__REQUIRED TASK__
Transcribe the full listing exactly, and drop every picture.

....

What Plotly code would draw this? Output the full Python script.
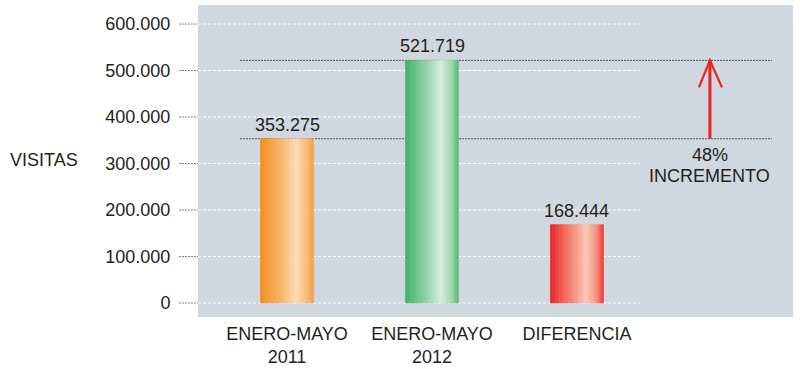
import plotly.graph_objects as go

# ---- data ----
categories = ["ENERO-MAYO<br>2011", "ENERO-MAYO<br>2012", "DIFERENCIA"]
visitas = [353275, 521719, 168444]
y_ticks = [0, 100000, 200000, 300000, 400000, 500000, 600000]
y_title = "VISITAS"
increment_label = "INCREMENTO"

def fmt(v):
    return f"{v:,}".replace(",", ".")

# ---- style ----
FONT = "Liberation Sans, Arial, Helvetica, sans-serif"
TXT = "#231f20"
BG = "#d0d7de"
gradients = [
    [(0, "#f68d1c"), (0.35, "#f9b061"), (0.68, "#fedcb6"), (0.88, "#fbbb78"), (1, "#f59f45")],
    [(0, "#3cb266"), (0.35, "#86cf9c"), (0.68, "#d8efdf"), (0.88, "#9cd6ad"), (1, "#57bb79")],
    [(0, "#ec2126"), (0.35, "#f37a68"), (0.68, "#fcc9b7"), (0.88, "#f68f7c"), (1, "#ee372e")],
]

def hex2rgb(h):
    h = h.lstrip("#")
    return tuple(int(h[i:i + 2], 16) for i in (0, 2, 4))

def interp(stops, t):
    for (p0, c0), (p1, c1) in zip(stops[:-1], stops[1:]):
        if p0 <= t <= p1:
            f = (t - p0) / (p1 - p0) if p1 > p0 else 0
            a, b = hex2rgb(c0), hex2rgb(c1)
            r = [round(a[k] + (b[k] - a[k]) * f) for k in range(3)]
            return f"rgb({r[0]},{r[1]},{r[2]})"
    return stops[-1][1]

BAR_W = 0.366
N = 30
fig = go.Figure()
for i in range(N):
    t = (i + 0.5) / N
    cols = [interp(g, t) for g in gradients]
    fig.add_trace(go.Bar(
        x=categories, y=visitas,
        width=BAR_W / N, offset=-BAR_W / 2 + i * BAR_W / N,
        marker=dict(color=cols, line=dict(color=cols, width=0.6)),
        hoverinfo="skip", showlegend=False,
    ))

X0, X1 = -0.614, 3.49
shapes = []
# white dashed gridlines (partial width) and gray dotted tick leaders
for v in y_ticks:
    shapes.append(dict(type="line", xref="x", yref="y", x0=X0, x1=2.43, y0=v, y1=v,
                       line=dict(color="white", width=1, dash="3px,2px"), layer="below"))
    shapes.append(dict(type="line", xref="paper", yref="y", x0=-0.032, x1=0, y0=v, y1=v,
                       line=dict(color="#808080", width=1, dash="2px,1px")))
# reference lines at the two period values
for v in visitas[:2]:
    shapes.append(dict(type="line", xref="x", yref="y", x0=-0.324, x1=3.345, y0=v, y1=v,
                       line=dict(color="#555555", width=1, dash="2px,1px"), layer="below"))
# red arrow
AX = 2.917
red = "#e8202a"
lo, hi = visitas[0], visitas[1]
shapes.append(dict(type="line", xref="x", yref="y", x0=AX, x1=AX, y0=lo, y1=hi,
                   line=dict(color=red, width=3)))
shapes.append(dict(type="path", xref="x", yref="y",
                   path=f"M {AX-0.076},{hi-58000} L {AX},{hi} L {AX+0.083},{hi-58000}",
                   line=dict(color=red, width=2.2)))

annotations = []
for c, v in zip(categories, visitas):
    annotations.append(dict(x=c, y=v, xref="x", yref="y", text=fmt(v), showarrow=False,
                            yanchor="bottom", yshift=2, font=dict(size=18, color=TXT, family=FONT)))
pct = round((visitas[1] - visitas[0]) / visitas[0] * 100)
annotations.append(dict(x=AX, y=lo, xref="x", yref="y", text=f"{pct}%", showarrow=False,
                        yanchor="top", yshift=-4, font=dict(size=18, color=TXT, family=FONT)))
annotations.append(dict(x=AX, y=lo, xref="x", yref="y", text=increment_label, showarrow=False,
                        yanchor="top", yshift=-25, font=dict(size=18, color=TXT, family=FONT)))
annotations.append(dict(x=-0.319, y=0.503, xref="paper", yref="paper", text=y_title,
                        showarrow=False, xanchor="left", yanchor="middle",
                        font=dict(size=18, color=TXT, family=FONT)))

fig.update_layout(
    width=800, height=369,
    margin=dict(l=198, r=7, t=5, b=52),
    paper_bgcolor="white", plot_bgcolor=BG,
    barmode="overlay",
    separators=",.",
    font=dict(family=FONT, size=18, color=TXT),
    shapes=shapes, annotations=annotations,
    xaxis=dict(range=[X0, X1], showgrid=False, zeroline=False, showline=False,
               automargin=False,
               ticks="outside", ticklen=0, tickcolor="rgba(0,0,0,0)",
               tickfont=dict(size=18, color=TXT, family=FONT)),
    yaxis=dict(range=[-30100, 640900], tickvals=y_ticks, tickformat=",d",
               showgrid=False, zeroline=False, showline=False, automargin=False,
               ticks="outside", ticklen=23, tickcolor="rgba(0,0,0,0)",
               tickfont=dict(size=18, color=TXT, family=FONT)),
)

fig.write_html("out.html", config={"displayModeBar": False},
               post_script="document.body.style.margin='0';document.body.style.overflow='hidden';")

....

__WRITTEN RESPONSE__
What Plotly code would draw this? Output the full Python script.
import plotly.graph_objects as go

# ---- data ----
categories = ["ENERO-MAYO<br>2011", "ENERO-MAYO<br>2012", "DIFERENCIA"]
visitas = [353275, 521719, 168444]
y_ticks = [0, 100000, 200000, 300000, 400000, 500000, 600000]
y_title = "VISITAS"
increment_label = "INCREMENTO"

def fmt(v):
    return f"{v:,}".replace(",", ".")

# ---- style ----
FONT = "Liberation Sans, Arial, Helvetica, sans-serif"
TXT = "#231f20"
BG = "#d0d7de"
gradients = [
    [(0, "#f68d1c"), (0.35, "#f9b061"), (0.68, "#fedcb6"), (0.88, "#fbbb78"), (1, "#f59f45")],
    [(0, "#3cb266"), (0.35, "#86cf9c"), (0.68, "#d8efdf"), (0.88, "#9cd6ad"), (1, "#57bb79")],
    [(0, "#ec2126"), (0.35, "#f37a68"), (0.68, "#fcc9b7"), (0.88, "#f68f7c"), (1, "#ee372e")],
]

def hex2rgb(h):
    h = h.lstrip("#")
    return tuple(int(h[i:i + 2], 16) for i in (0, 2, 4))

def interp(stops, t):
    for (p0, c0), (p1, c1) in zip(stops[:-1], stops[1:]):
        if p0 <= t <= p1:
            f = (t - p0) / (p1 - p0) if p1 > p0 else 0
            a, b = hex2rgb(c0), hex2rgb(c1)
            r = [round(a[k] + (b[k] - a[k]) * f) for k in range(3)]
            return f"rgb({r[0]},{r[1]},{r[2]})"
    return stops[-1][1]

BAR_W = 0.366
N = 30
fig = go.Figure()
for i in range(N):
    t = (i + 0.5) / N
    cols = [interp(g, t) for g in gradients]
    fig.add_trace(go.Bar(
        x=categories, y=visitas,
        width=BAR_W / N, offset=-BAR_W / 2 + i * BAR_W / N,
        marker=dict(color=cols, line=dict(color=cols, width=0.6)),
        hoverinfo="skip", showlegend=False,
    ))

X0, X1 = -0.614, 3.49
shapes = []
# white dashed gridlines (partial width) and gray dotted tick leaders
for v in y_ticks:
    shapes.append(dict(type="line", xref="x", yref="y", x0=X0, x1=2.43, y0=v, y1=v,
                       line=dict(color="white", width=1, dash="3px,2px"), layer="below"))
    shapes.append(dict(type="line", xref="paper", yref="y", x0=-0.032, x1=0, y0=v, y1=v,
                       line=dict(color="#808080", width=1, dash="2px,1px")))
# reference lines at the two period values
for v in visitas[:2]:
    shapes.append(dict(type="line", xref="x", yref="y", x0=-0.324, x1=3.345, y0=v, y1=v,
                       line=dict(color="#555555", width=1, dash="2px,1px"), layer="below"))
# red arrow
AX = 2.917
red = "#e8202a"
lo, hi = visitas[0], visitas[1]
shapes.append(dict(type="line", xref="x", yref="y", x0=AX, x1=AX, y0=lo, y1=hi,
                   line=dict(color=red, width=3)))
shapes.append(dict(type="path", xref="x", yref="y",
                   path=f"M {AX-0.076},{hi-58000} L {AX},{hi} L {AX+0.083},{hi-58000}",
                   line=dict(color=red, width=2.2)))

annotations = []
for c, v in zip(categories, visitas):
    annotations.append(dict(x=c, y=v, xref="x", yref="y", text=fmt(v), showarrow=False,
                            yanchor="bottom", yshift=2, font=dict(size=18, color=TXT, family=FONT)))
pct = round((visitas[1] - visitas[0]) / visitas[0] * 100)
annotations.append(dict(x=AX, y=lo, xref="x", yref="y", text=f"{pct}%", showarrow=False,
                        yanchor="top", yshift=-4, font=dict(size=18, color=TXT, family=FONT)))
annotations.append(dict(x=AX, y=lo, xref="x", yref="y", text=increment_label, showarrow=False,
                        yanchor="top", yshift=-25, font=dict(size=18, color=TXT, family=FONT)))
annotations.append(dict(x=-0.319, y=0.503, xref="paper", yref="paper", text=y_title,
                        showarrow=False, xanchor="left", yanchor="middle",
                        font=dict(size=18, color=TXT, family=FONT)))

fig.update_layout(
    width=800, height=369,
    margin=dict(l=198, r=7, t=5, b=52),
    paper_bgcolor="white", plot_bgcolor=BG,
    barmode="overlay",
    separators=",.",
    font=dict(family=FONT, size=18, color=TXT),
    shapes=shapes, annotations=annotations,
    xaxis=dict(range=[X0, X1], showgrid=False, zeroline=False, showline=False,
               automargin=False,
               ticks="outside", ticklen=0, tickcolor="rgba(0,0,0,0)",
               tickfont=dict(size=18, color=TXT, family=FONT)),
    yaxis=dict(range=[-30100, 640900], tickvals=y_ticks, tickformat=",d",
               showgrid=False, zeroline=False, showline=False, automargin=False,
               ticks="outside", ticklen=23, tickcolor="rgba(0,0,0,0)",
               tickfont=dict(size=18, color=TXT, family=FONT)),
)

fig.write_html("out.html", config={"displayModeBar": False},
               post_script="document.body.style.margin='0';document.body.style.overflow='hidden';")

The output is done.